[Task to complete]:
Leave the pictures out. Retype exactly the lines below from the one containing "Clone this chart in matplotlib." through the one containing "425, 435, 445, 455, 465, 475, 485, 495]", and no others.

[Data to process]:
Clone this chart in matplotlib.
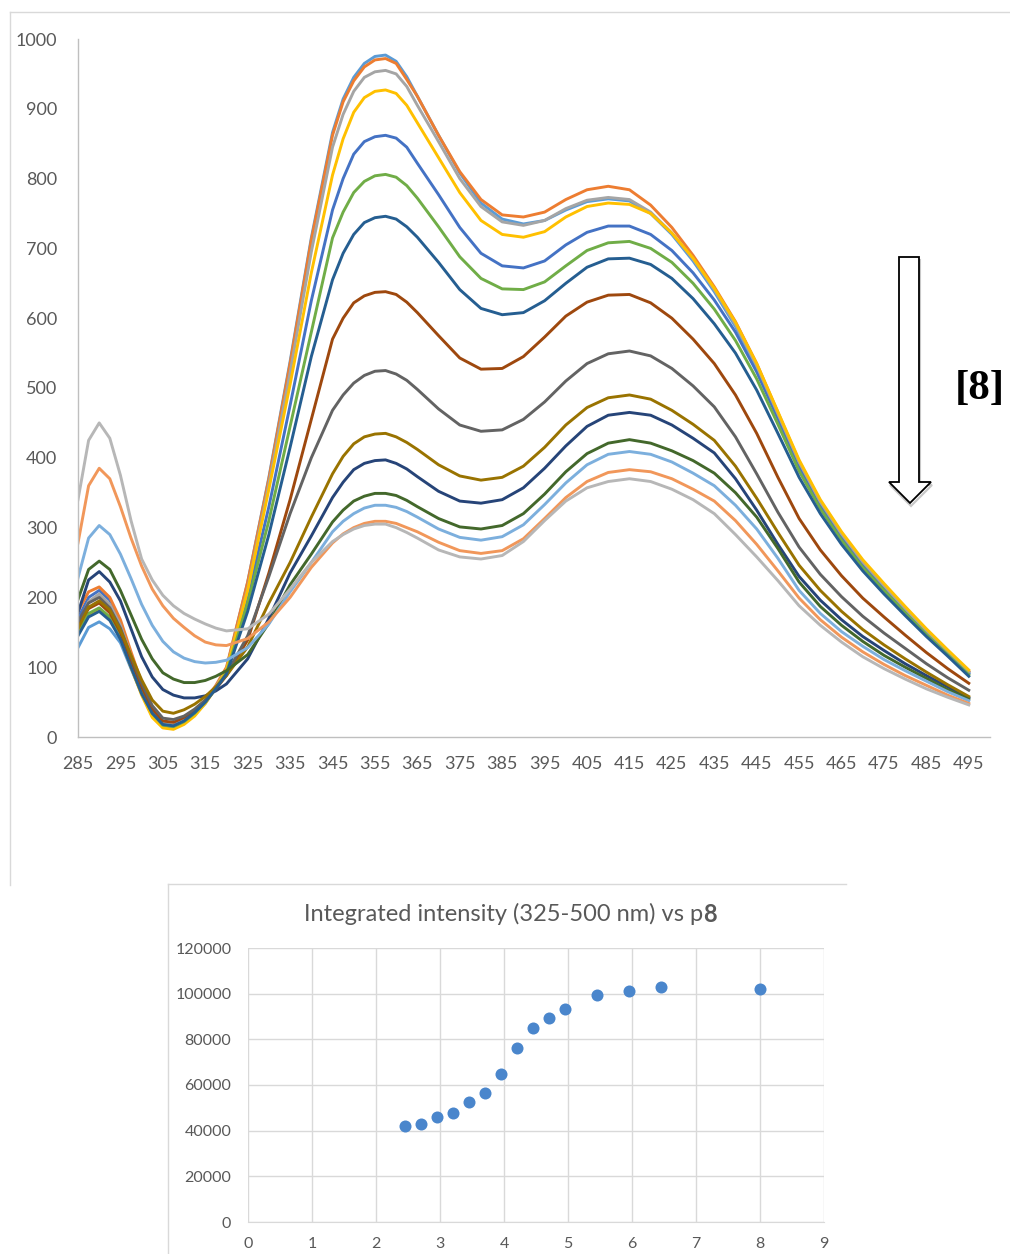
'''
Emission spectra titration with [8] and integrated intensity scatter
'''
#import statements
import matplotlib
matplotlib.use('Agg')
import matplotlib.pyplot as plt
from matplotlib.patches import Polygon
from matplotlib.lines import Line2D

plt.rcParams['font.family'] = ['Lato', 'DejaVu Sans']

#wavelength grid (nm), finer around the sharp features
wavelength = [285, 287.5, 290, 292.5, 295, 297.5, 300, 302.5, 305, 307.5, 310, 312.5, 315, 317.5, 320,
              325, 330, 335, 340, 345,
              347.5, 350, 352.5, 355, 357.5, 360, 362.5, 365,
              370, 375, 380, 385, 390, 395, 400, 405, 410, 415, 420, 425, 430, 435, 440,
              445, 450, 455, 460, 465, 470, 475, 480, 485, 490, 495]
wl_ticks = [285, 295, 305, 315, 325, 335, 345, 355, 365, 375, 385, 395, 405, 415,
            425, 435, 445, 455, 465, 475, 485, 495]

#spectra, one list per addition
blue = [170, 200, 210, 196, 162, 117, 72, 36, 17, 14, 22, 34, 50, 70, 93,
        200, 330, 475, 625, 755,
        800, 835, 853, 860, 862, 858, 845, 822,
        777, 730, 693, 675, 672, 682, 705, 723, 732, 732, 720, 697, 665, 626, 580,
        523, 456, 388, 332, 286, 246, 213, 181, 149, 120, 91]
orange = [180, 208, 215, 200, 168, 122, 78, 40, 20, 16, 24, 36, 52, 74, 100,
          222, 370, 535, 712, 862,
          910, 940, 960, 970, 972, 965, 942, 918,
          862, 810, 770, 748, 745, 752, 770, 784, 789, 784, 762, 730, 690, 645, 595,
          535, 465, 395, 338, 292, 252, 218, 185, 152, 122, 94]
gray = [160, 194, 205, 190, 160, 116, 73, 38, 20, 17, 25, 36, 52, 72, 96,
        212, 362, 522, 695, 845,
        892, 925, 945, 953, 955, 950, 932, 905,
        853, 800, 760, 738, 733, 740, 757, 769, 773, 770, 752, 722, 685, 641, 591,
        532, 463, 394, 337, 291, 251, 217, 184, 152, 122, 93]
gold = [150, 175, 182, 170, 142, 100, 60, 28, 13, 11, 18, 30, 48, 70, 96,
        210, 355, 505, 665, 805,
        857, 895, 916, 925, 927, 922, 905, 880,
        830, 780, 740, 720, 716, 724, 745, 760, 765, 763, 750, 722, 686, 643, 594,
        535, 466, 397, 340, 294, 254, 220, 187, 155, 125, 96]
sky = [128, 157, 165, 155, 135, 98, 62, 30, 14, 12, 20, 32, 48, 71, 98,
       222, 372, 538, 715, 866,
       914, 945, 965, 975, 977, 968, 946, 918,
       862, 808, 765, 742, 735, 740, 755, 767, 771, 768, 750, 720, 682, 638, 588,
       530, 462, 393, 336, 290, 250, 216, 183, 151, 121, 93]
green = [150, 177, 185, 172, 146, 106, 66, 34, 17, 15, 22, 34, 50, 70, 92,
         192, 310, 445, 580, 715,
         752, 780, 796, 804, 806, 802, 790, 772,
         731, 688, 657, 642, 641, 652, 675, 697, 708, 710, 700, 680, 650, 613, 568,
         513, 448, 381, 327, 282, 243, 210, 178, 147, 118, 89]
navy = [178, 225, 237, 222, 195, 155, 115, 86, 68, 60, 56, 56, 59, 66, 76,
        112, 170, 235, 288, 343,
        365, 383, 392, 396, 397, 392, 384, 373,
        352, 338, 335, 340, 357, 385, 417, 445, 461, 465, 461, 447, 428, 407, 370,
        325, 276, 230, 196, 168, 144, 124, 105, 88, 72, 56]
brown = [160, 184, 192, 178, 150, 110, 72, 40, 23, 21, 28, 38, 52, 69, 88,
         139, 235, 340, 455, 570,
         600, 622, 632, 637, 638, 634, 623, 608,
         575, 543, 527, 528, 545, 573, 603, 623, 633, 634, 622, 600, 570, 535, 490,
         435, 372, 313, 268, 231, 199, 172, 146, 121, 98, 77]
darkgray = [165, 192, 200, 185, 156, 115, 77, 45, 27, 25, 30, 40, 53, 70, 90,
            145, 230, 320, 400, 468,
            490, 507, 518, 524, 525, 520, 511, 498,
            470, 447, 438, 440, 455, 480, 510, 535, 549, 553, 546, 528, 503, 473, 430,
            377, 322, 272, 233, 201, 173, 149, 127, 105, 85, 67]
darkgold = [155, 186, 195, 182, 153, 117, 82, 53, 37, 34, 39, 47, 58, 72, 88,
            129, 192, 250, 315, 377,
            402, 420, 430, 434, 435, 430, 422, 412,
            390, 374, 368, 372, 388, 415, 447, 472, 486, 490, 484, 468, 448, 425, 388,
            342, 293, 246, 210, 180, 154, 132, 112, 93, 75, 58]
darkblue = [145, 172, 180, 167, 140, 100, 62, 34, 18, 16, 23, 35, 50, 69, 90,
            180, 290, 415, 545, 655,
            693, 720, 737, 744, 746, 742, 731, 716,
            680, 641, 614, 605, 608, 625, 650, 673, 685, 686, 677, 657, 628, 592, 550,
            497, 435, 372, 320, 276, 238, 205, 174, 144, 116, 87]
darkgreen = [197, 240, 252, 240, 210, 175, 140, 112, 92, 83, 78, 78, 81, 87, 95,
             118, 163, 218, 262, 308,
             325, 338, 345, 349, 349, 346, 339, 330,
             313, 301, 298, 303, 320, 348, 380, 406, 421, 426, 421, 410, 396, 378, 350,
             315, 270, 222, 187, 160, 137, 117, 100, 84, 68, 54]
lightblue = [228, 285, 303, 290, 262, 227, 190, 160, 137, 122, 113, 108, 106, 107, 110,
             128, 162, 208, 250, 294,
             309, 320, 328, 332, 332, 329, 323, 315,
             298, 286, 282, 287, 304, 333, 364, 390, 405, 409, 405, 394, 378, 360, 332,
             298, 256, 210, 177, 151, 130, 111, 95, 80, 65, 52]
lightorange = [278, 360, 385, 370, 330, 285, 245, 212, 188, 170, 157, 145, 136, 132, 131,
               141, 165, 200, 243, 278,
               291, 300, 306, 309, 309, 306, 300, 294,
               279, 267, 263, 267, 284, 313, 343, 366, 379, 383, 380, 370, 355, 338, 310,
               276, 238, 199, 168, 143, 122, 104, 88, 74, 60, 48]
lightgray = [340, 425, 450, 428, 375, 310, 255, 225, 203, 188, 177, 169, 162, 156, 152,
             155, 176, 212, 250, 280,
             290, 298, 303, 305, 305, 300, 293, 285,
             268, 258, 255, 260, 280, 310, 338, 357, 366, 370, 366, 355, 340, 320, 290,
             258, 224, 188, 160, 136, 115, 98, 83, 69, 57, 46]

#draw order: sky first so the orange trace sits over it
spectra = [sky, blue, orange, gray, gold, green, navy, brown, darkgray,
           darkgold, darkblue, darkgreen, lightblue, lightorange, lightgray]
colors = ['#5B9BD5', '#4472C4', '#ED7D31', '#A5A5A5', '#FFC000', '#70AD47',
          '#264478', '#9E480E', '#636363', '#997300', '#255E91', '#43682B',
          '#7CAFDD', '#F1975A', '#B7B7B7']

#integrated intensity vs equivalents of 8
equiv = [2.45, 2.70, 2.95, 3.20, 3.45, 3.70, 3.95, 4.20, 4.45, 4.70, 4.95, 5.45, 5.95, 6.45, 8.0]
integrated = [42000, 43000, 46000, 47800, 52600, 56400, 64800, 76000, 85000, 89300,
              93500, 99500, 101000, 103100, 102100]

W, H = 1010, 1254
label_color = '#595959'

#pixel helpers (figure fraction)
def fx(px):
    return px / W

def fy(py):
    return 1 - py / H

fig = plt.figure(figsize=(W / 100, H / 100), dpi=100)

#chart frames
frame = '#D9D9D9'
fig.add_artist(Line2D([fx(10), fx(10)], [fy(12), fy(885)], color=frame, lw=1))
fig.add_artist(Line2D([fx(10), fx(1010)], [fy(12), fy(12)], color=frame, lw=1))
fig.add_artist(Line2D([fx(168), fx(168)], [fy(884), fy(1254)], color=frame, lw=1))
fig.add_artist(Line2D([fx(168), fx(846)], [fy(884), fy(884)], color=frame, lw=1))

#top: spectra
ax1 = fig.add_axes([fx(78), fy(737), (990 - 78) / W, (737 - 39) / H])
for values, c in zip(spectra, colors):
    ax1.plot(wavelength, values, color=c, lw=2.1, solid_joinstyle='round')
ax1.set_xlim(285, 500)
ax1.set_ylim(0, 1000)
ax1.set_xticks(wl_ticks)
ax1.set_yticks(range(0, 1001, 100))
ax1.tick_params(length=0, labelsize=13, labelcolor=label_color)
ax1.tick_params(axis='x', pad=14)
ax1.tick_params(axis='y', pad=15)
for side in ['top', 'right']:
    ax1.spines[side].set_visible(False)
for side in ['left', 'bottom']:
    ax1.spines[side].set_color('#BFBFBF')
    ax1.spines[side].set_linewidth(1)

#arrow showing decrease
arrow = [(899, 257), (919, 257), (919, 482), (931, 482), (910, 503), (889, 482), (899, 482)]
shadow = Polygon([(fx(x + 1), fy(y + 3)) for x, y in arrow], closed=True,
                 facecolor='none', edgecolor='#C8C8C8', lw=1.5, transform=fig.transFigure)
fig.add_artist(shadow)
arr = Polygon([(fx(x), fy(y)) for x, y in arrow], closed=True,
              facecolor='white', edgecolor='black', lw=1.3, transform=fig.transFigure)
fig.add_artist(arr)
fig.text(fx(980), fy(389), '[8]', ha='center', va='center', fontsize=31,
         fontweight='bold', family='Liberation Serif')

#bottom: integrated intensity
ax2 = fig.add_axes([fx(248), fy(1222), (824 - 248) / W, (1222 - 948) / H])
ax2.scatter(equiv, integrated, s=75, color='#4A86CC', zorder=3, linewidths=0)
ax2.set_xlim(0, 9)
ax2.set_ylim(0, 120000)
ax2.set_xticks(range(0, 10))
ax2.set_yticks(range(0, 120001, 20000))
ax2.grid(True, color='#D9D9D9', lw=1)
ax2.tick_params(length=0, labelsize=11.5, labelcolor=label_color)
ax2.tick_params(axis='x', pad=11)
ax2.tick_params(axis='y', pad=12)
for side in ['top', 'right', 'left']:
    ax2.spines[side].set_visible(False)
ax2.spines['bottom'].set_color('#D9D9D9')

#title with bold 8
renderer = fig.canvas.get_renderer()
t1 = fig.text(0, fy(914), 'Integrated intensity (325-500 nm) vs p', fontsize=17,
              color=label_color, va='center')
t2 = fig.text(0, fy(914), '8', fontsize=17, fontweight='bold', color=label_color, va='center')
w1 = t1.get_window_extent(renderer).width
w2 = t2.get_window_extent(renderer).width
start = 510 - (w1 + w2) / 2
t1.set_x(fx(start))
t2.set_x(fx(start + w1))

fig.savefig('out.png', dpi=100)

==

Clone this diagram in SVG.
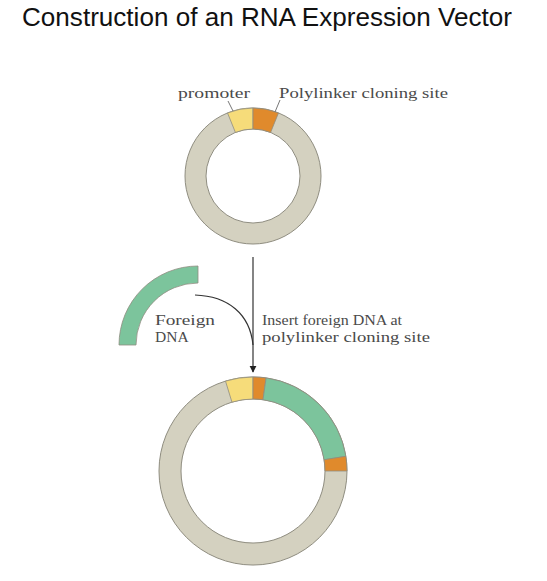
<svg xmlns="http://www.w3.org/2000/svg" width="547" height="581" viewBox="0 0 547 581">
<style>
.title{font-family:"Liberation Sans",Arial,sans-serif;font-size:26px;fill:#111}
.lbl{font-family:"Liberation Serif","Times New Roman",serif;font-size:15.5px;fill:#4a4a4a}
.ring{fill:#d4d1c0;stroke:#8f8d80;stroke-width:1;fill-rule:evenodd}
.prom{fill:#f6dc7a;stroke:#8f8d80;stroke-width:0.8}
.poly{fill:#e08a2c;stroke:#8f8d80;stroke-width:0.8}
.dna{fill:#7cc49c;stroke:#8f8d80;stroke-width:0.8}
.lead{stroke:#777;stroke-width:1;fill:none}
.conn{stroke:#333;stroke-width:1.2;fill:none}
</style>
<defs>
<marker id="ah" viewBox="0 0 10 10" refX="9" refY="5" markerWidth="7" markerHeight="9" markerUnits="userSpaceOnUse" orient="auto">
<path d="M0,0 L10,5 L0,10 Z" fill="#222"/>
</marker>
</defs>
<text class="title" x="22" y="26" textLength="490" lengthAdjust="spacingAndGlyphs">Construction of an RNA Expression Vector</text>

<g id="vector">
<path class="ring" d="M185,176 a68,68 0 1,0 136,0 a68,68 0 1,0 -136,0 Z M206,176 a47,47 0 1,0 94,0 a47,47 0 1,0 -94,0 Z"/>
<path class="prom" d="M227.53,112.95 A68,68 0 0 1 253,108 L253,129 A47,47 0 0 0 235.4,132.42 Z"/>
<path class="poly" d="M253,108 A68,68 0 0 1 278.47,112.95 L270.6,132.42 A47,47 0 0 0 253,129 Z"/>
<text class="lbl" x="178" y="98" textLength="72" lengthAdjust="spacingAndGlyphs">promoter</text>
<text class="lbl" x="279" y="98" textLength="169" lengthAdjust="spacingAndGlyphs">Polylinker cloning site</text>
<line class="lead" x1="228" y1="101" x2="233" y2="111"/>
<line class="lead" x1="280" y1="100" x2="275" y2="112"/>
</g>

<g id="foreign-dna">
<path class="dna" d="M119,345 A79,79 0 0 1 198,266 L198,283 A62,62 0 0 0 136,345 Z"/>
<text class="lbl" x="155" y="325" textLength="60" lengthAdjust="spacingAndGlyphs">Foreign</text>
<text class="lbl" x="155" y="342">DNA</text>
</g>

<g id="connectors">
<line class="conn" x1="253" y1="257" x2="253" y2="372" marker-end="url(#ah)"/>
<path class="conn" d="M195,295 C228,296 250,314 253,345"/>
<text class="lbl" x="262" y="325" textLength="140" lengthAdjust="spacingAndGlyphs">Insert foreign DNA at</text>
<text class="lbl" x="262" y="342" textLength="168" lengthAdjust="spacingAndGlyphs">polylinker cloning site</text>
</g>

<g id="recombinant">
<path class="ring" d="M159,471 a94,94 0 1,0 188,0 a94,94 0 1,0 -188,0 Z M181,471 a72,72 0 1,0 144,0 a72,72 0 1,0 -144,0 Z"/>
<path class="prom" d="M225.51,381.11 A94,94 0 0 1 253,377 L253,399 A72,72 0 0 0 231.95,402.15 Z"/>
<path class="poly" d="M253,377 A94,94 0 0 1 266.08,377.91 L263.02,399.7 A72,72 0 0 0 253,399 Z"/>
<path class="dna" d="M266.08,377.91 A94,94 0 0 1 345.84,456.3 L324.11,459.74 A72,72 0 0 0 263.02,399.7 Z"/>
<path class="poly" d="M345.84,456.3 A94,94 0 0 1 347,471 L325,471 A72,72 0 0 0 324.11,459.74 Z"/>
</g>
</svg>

...

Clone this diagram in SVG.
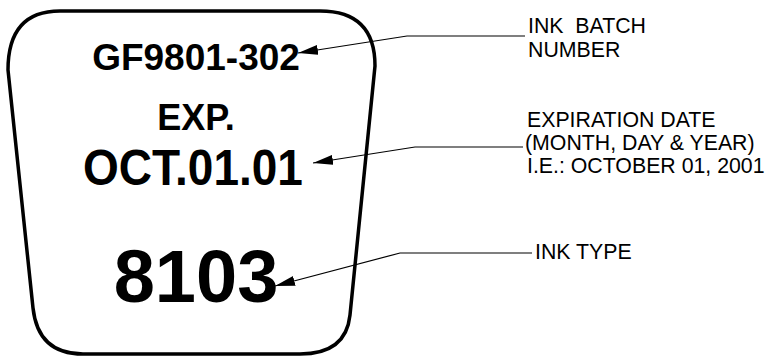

[Result for this task]:
Clone this chart in matplotlib.
'''
Emission spectra titration with [8] and integrated intensity scatter
'''
#import statements
import matplotlib
matplotlib.use('Agg')
import matplotlib.pyplot as plt
from matplotlib.patches import Polygon
from matplotlib.lines import Line2D

plt.rcParams['font.family'] = ['Lato', 'DejaVu Sans']

#wavelength grid (nm), finer around the sharp features
wavelength = [285, 287.5, 290, 292.5, 295, 297.5, 300, 302.5, 305, 307.5, 310, 312.5, 315, 317.5, 320,
              325, 330, 335, 340, 345,
              347.5, 350, 352.5, 355, 357.5, 360, 362.5, 365,
              370, 375, 380, 385, 390, 395, 400, 405, 410, 415, 420, 425, 430, 435, 440,
              445, 450, 455, 460, 465, 470, 475, 480, 485, 490, 495]
wl_ticks = [285, 295, 305, 315, 325, 335, 345, 355, 365, 375, 385, 395, 405, 415,
            425, 435, 445, 455, 465, 475, 485, 495]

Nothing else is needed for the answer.